Faith Ringgold is an African American artist, best known for her painted story quilts. She is professor emeritus in the University of California, San Diego visual art department.
Faith Ringgold was born on October 8, 1930 and raised in Harlem and educated at the City College of New York, where she studied with Robert Gathmey and Yasuo Kuniyoshi. She received an M.A.from the college in 1959. She was greatly influenced by the fabric she worked with at home with her mother, who was a fashion designer, and has used fabric in many of her artworks. She is especially well known for her painted story quilts which blur the line between “high art” and “craft” by combining painting, quilted fabric, and storytelling.
She modeled her “story quilts” on the Buddhist Thangkas, lovely pictures painted on fabric and quilted or brocaded, which could then be easily rolled up and transported. She has influenced numerous modern artists, including Linda Freeman, and known some of the greatest African American artists personally, including Romare Bearden, Jacob Lawrence, and Betye Saar.
Her work is in the permanent collection of many museums including the Solomon R. Guggenheim Museum, the Metropolitan Museum of Art, the Museum of Modern Art, and other museums, mostly in New York City. In addition, Ringgold has written and illustrated seventeen children’s books. Her first book, Tar Beach, won the Coretta Scott King Award for Illustration and the Ezra Jack Keats New Writer Award.
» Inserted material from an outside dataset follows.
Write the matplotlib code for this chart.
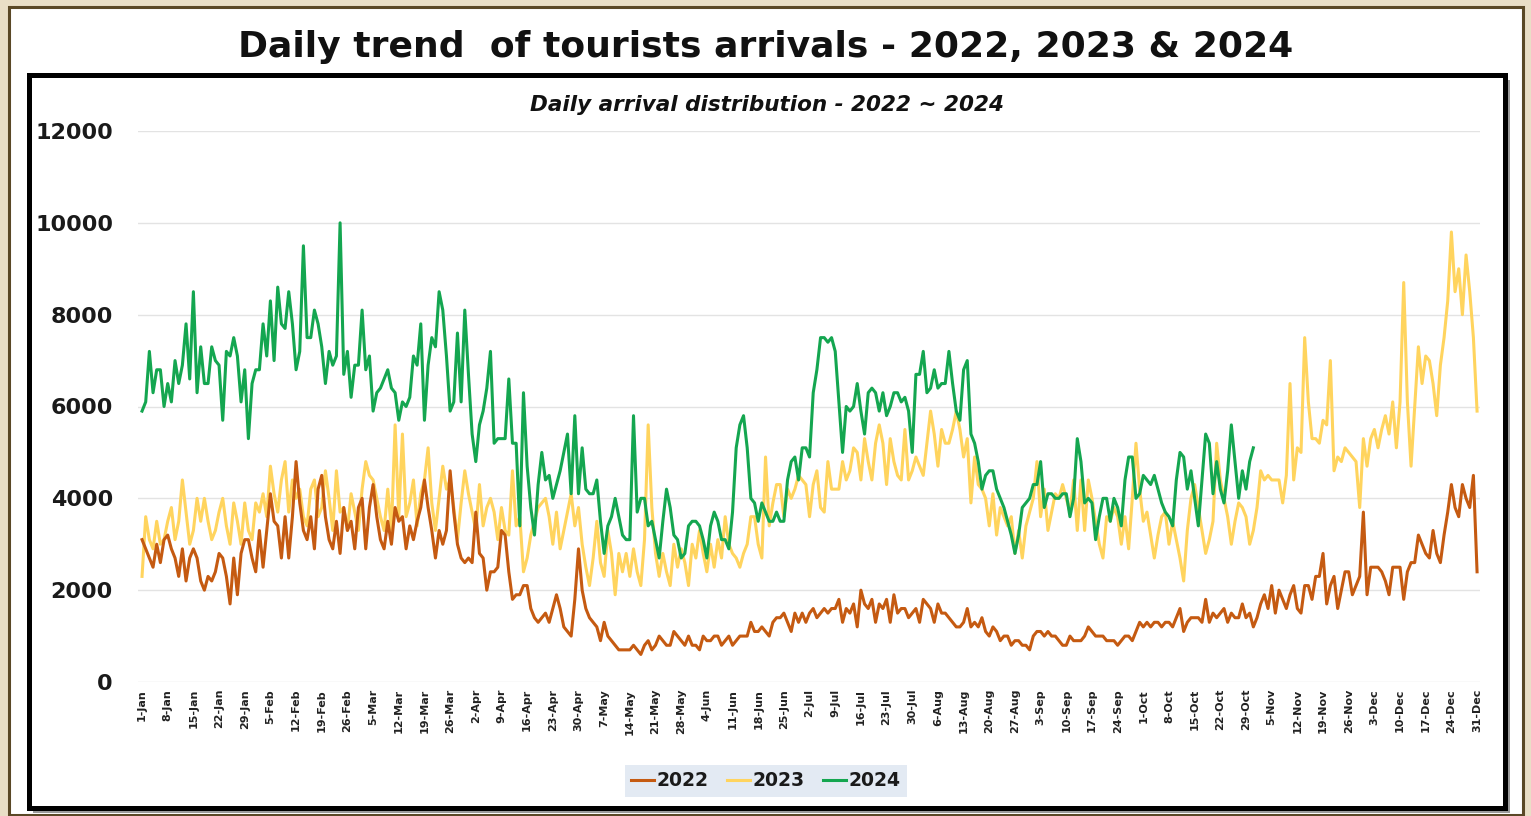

Ringgold has been an activist since the 1970s, participating in several feminist, anti-racist organizations. In 1970, Ringgold, fellow artist Poppy Johnson, and art critic Lucy Lippard, founded the Ad Hoc Women’s Art Committee and protested the Whitney Annual, a major art exhibition held at the Whitney Museum of American Art in New York. Members of the committee demanded that women artists account for fifty percent of the exhibitors and created disturbances at the museum by leaving raw eggs and sanitary napkins on its grounds and by gathering to sing, blow whistles, and chant about their exclusion. That same year, Ringgold and her daughter, the writer Michele Wallace, founded Women Students and Artists for Black Art Liberation (WSABAL). Around 1974, Ringgold and Wallace were founding members of the National Black Feminist Organization. Ringgold was also a founding member of the ”Where We At” Black Women Artists, a New York-based women art collective associated with the Black Arts Movement.
On January 16, 2012 for Martin Luther King Jr. Day, she had a Google Doodle featured on Google’s home page.